Humans and nature are dependent on a healthy habitat, also in urban environments. A holistic discipline that brings both units together is urban ecology. This makes it predestined for research that is working on a more sustainable future, both ecologically and socially, and to form an integral part of sustainable urban planning. Sustainable urban planning works with measures for climate protection and adaptation and with concepts such as environmental justice to counter both gradual processes and extreme events leading to environmental degradation and socio-economic threats. Therefore, the urban nature urgently needs scientifically sound methods that draw on the vast resource of today’s environmental data.

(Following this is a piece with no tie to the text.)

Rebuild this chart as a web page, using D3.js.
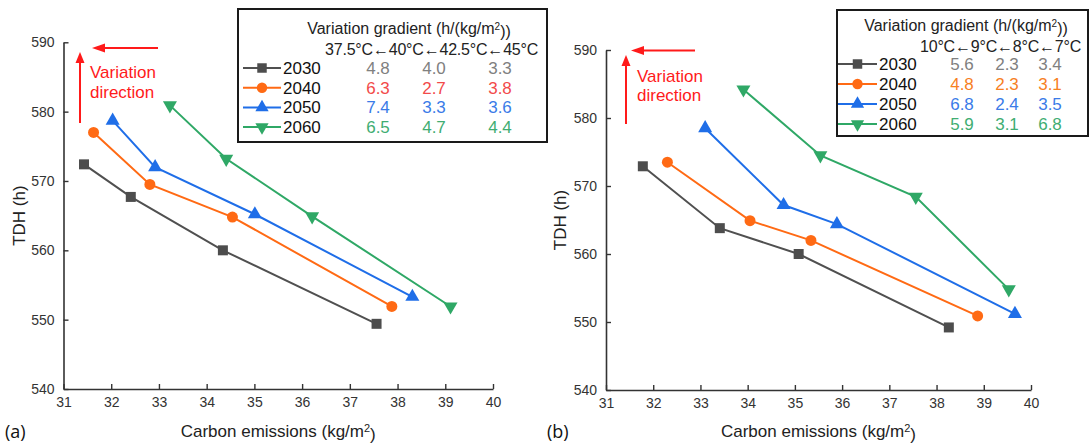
<!DOCTYPE html>
<html><head><meta charset="utf-8">
<script src="https://cdn.jsdelivr.net/npm/d3@7/dist/d3.min.js"></script>
<style>
body{margin:0;background:#fff}
svg{display:block}
text{font-family:"Liberation Sans",Arial,sans-serif}
</style>
</head><body>
<svg id="chart" width="1090" height="444"></svg>
<script>
// ---------------- data ----------------
const years = ["2030", "2040", "2050", "2060"];
const xTicks = [31, 32, 33, 34, 35, 36, 37, 38, 39, 40];
const yTicks = [540, 550, 560, 570, 580, 590];

// panel (a)
const a2030x = [31.43, 32.41, 34.34, 37.56];
const a2030y = [572.4, 567.7, 560.0, 549.4];
const a2040x = [31.63, 32.81, 34.54, 37.88];
const a2040y = [577.0, 569.5, 564.8, 551.9];
const a2050x = [32.03, 32.92, 35.01, 38.31];
const a2050y = [578.7, 572.0, 565.2, 553.3];
const a2060x = [33.23, 34.41, 36.21, 39.11];
const a2060y = [580.9, 573.2, 564.9, 551.9];
const aTemps = ["37.5°C", "40°C", "42.5°C", "45°C"];
const aGrad2030 = ["4.8", "4.0", "3.3"];
const aGrad2040 = ["6.3", "2.7", "3.8"];
const aGrad2050 = ["7.4", "3.3", "3.6"];
const aGrad2060 = ["6.5", "4.7", "4.4"];

// panel (b)
const b2030x = [31.78, 33.41, 35.08, 38.26];
const b2030y = [572.9, 563.8, 560.0, 549.2];
const b2040x = [32.30, 34.05, 35.34, 38.87];
const b2040y = [573.5, 564.9, 562.0, 550.9];
const b2050x = [33.10, 34.76, 35.89, 39.66];
const b2050y = [578.5, 567.2, 564.4, 551.2];
const b2060x = [33.91, 35.54, 37.56, 39.53];
const b2060y = [584.2, 574.5, 568.4, 554.8];
const bTemps = ["10°C", "9°C", "8°C", "7°C"];
const bGrad2030 = ["5.6", "2.3", "3.4"];
const bGrad2040 = ["4.8", "2.3", "3.1"];
const bGrad2050 = ["6.8", "2.4", "3.5"];
const bGrad2060 = ["5.9", "3.1", "6.8"];

// ---------------- styles ----------------
const lineColors = ["#505050", "#ff6a14", "#1f6ee8", "#2fa866"];
const markerColors = ["#4d4d4d", "#ff6a14", "#1f6ee8", "#2fa866"];
const symbols = [d3.symbolSquare, d3.symbolCircle, d3.symbolTriangle, d3.symbolTriangle];
const symSizes = [100, 95, 85, 85];
const symRot = [0, 0, 0, 180];
const RED = "#ff1a1a";

const svg = d3.select("#chart");

function zip(xs, ys) { return xs.map((x, i) => ({x: x, y: ys[i]})); }

function drawPanel(cfg) {
  const g = svg.append("g");
  const x = d3.scaleLinear().domain([31, 40]).range([cfg.x0, cfg.x1]);
  const y = d3.scaleLinear().domain([540, 590]).range([cfg.y0, cfg.y1]);

  // axes
  const ax = g.append("g").attr("transform", `translate(0,${cfg.y0})`)
    .call(d3.axisBottom(x).tickValues(xTicks).tickFormat(d3.format("d"))
      .tickSize(-5).tickSizeOuter(0).tickPadding(8));
  const ay = g.append("g").attr("transform", `translate(${cfg.x0},0)`)
    .call(d3.axisLeft(y).tickValues(yTicks).tickFormat(d3.format("d"))
      .tickSize(-5).tickSizeOuter(0).tickPadding(9));
  [ax, ay].forEach(a => {
    a.select(".domain").attr("stroke", "#333").attr("stroke-width", 1.6);
    a.selectAll(".tick line").attr("stroke", "#333").attr("stroke-width", 1.4);
    a.selectAll(".tick text").attr("fill", "#333").style("font-size", "14px")
      .style("font-family", "'Liberation Sans',Arial,sans-serif");
  });

  // series
  cfg.series.forEach((s, i) => {
    const pts = zip(s.xs, s.ys);
    g.append("path").datum(pts)
      .attr("fill", "none").attr("stroke", lineColors[i]).attr("stroke-width", 2)
      .attr("d", d3.line().x(d => x(d.x)).y(d => y(d.y)));
    g.selectAll(null).data(pts).enter().append("path")
      .attr("transform", d => `translate(${x(d.x)},${y(d.y)}) rotate(${symRot[i]})`)
      .attr("d", d3.symbol().type(symbols[i]).size(symSizes[i]))
      .attr("fill", markerColors[i]);
  });

  // variation direction arrows
  const av = cfg.arrowV, ah = cfg.arrowH;
  g.append("line").attr("x1", av.x).attr("x2", av.x).attr("y1", av.yb).attr("y2", av.yt + 9)
    .attr("stroke", RED).attr("stroke-width", 2);
  g.append("path").attr("fill", RED)
    .attr("d", `M${av.x},${av.yt} L${av.x - 4.5},${av.yt + 11} L${av.x + 4.5},${av.yt + 11} Z`);
  g.append("line").attr("y1", ah.y).attr("y2", ah.y).attr("x1", ah.xr).attr("x2", ah.xl + 9)
    .attr("stroke", RED).attr("stroke-width", 2);
  g.append("path").attr("fill", RED)
    .attr("d", `M${ah.xl},${ah.y} L${ah.xl + 13},${ah.y - 4.5} L${ah.xl + 13},${ah.y + 4.5} Z`);
  g.append("text").attr("x", cfg.dir.x).attr("y", cfg.dir.y1).attr("fill", RED)
    .style("font-size", "17px").text("Variation");
  g.append("text").attr("x", cfg.dir.x).attr("y", cfg.dir.y2).attr("fill", RED)
    .style("font-size", "17px").text("direction");

  // axis titles
  const xt = g.append("text").attr("x", (cfg.x0 + cfg.x1) / 2).attr("y", cfg.xTitleY)
    .attr("text-anchor", "middle").attr("fill", "#222").style("font-size", "17px");
  xt.append("tspan").text("Carbon emissions (kg/m");
  xt.append("tspan").attr("dy", "-0.45em").style("font-size", "11px").text("2");
  xt.append("tspan").attr("dy", "0.45em").text(")");
  g.append("text").attr("transform", `translate(${cfg.yTitleX},${(cfg.y0 + cfg.y1) / 2}) rotate(-90)`)
    .attr("text-anchor", "middle").attr("fill", "#222").style("font-size", "17px").text("TDH (h)");

  // panel letter
  g.append("text").attr("x", cfg.letter.x).attr("y", cfg.letter.y).attr("fill", "#111")
    .style("font-size", "18px").style("font-family", "'Open Sans','Noto Sans',sans-serif")
    .text(cfg.letter.t);

  // legend box
  const L = cfg.legend;
  const lg = g.append("g");
  lg.append("rect").attr("x", L.x).attr("y", L.y).attr("width", L.w).attr("height", L.h)
    .attr("fill", "#fff").attr("stroke", "#1a1a1a").attr("stroke-width", 2);
  const tt = lg.append("text").attr("x", L.titleX).attr("y", L.titleY).attr("text-anchor", "middle")
    .attr("fill", "#222").style("font-size", "16px");
  tt.append("tspan").text("Variation gradient (h/(kg/m");
  tt.append("tspan").attr("dy", "-0.45em").style("font-size", "10px").text("2");
  tt.append("tspan").attr("dy", "0.45em").text("))");
  lg.append("text").attr("x", L.headX).attr("y", L.headY).attr("fill", "#222")
    .style("font-size", "16px").style("letter-spacing", "-0.2px").text(cfg.temps.join("\u2190"));

  years.forEach((yr, i) => {
    const ry = L.rowY + i * L.rowDy;
    lg.append("line").attr("x1", L.lx1).attr("x2", L.lx2).attr("y1", ry - 6).attr("y2", ry - 6)
      .attr("stroke", lineColors[i]).attr("stroke-width", 2);
    lg.append("path")
      .attr("transform", `translate(${(L.lx1 + L.lx2) / 2},${ry - 6}) rotate(${symRot[i]})`)
      .attr("d", d3.symbol().type(symbols[i]).size(symSizes[i] * 0.9))
      .attr("fill", markerColors[i]);
    lg.append("text").attr("x", L.yearX).attr("y", ry).attr("fill", "#111")
      .style("font-size", "17px").text(yr);
    cfg.grads[i].forEach((v, j) => {
      lg.append("text").attr("x", L.cols[j]).attr("y", ry).attr("text-anchor", "middle")
        .attr("fill", cfg.textColors[i]).style("font-size", "17px").text(v);
    });
  });
}

drawPanel({
  x0: 63.5, x1: 493, y0: 389, y1: 42.3,
  series: [
    {xs: a2030x, ys: a2030y}, {xs: a2040x, ys: a2040y},
    {xs: a2050x, ys: a2050y}, {xs: a2060x, ys: a2060y}
  ],
  arrowV: {x: 80, yb: 123, yt: 52},
  arrowH: {y: 48, xr: 158, xl: 92},
  dir: {x: 90, y1: 78, y2: 98},
  xTitleY: 437, yTitleX: 25,
  letter: {x: 5, y: 438, t: "(a)"},
  temps: aTemps,
  grads: [aGrad2030, aGrad2040, aGrad2050, aGrad2060],
  textColors: ["#808080", "#f24a4a", "#3a7be8", "#40ad72"],
  legend: {x: 238, y: 9, w: 309, h: 133, titleX: 409, titleY: 34, headX: 325, headY: 55,
           rowY: 74, rowDy: 19.7, lx1: 243, lx2: 281, yearX: 283, cols: [378, 434, 500]}
});

drawPanel({
  x0: 606, x1: 1031, y0: 390, y1: 50,
  series: [
    {xs: b2030x, ys: b2030y}, {xs: b2040x, ys: b2040y},
    {xs: b2050x, ys: b2050y}, {xs: b2060x, ys: b2060y}
  ],
  arrowV: {x: 626, yb: 124, yt: 55},
  arrowH: {y: 50.5, xr: 695, xl: 631},
  dir: {x: 637, y1: 82, y2: 101},
  xTitleY: 437, yTitleX: 566,
  letter: {x: 547, y: 438, t: "(b)"},
  temps: bTemps,
  grads: [bGrad2030, bGrad2040, bGrad2050, bGrad2060],
  textColors: ["#808080", "#f7801f", "#3a7be8", "#40ad72"],
  legend: {x: 837, y: 10, w: 251, h: 126, titleX: 966, titleY: 31, headX: 920, headY: 52,
           rowY: 70, rowDy: 20, lx1: 838, lx2: 877, yearX: 879, cols: [962, 1007, 1050]}
});
</script>
</body></html>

Since the beginning of the 21st century, the majority of people live in cities. Improving the living conditions of urban populations is therefore one of the main interests of environmental science, politics and public debate. A central challenge in the urbanization process is the loss of important ecosystem services through soil sealing and vegetation loss, which lead to air and water pollution, increased impacts of extreme events such as heat waves and heavy rains, and to biodiversity loss. These far-reaching environmental problems have a direct impact on human health and may lead to further self-reinforcing effects.
The global changes caused by climate change urgently require an analysis of urban ecosystems. A more detailed understanding of how they function will enable us to both respond better to extreme events and counter gradual processes such as biodiversity loss or the urban heat island, as the recent summer heat waves around the globes have impressively shown. One way to curb these developments is to implement urban green infrastructure such as parks or small-scale measures such as green roofs. This is particularly advantageous because urban green can provide important ecosystem services directly in the human living environment.
To provide these ecosystem services, urban green infrastructure must be appropriately designed, distributed and managed. Therefore, the development of scientifically sound and regionally integrated management approaches to land use is necessary. This can be achieved through easy to use instruments that support spatial planning or governance actors to integrate ecological principles such as connectivity and complementarity as well as social-ecological systems thinking into policy and practice. Many urban ecosystem services are relevant to the immediate environment, where people live and work in constantly growing cities. While their scope is limited, the spatial arrangement, i.e. above all composition, configuration, permeability, density and location, of the green infrastructure is of central importance.
Despite considerable scientific progress, we still do not sufficiently understand the relationship between urban structures or management practices and different ecosystem functions and related ecosystem services. This is particularly true for the urban environment, as cities require a transdisciplinary, holistic approach that takes into account the complex urban web of human and natural relations. Ecosystem functioning affects many aspects of public health and human well-being, while human management affects ecosystem functioning. This mutual interaction not only generates risks, but also enables diverse biotopes with unique niches and high species richness to emerge.
The gain in scientific knowledge is faster today than ever. What is urgently needed are tools and frameworks that will allow us to better integrate and synthesize this wealth of knowledge – to engage science in planning and major policy debates.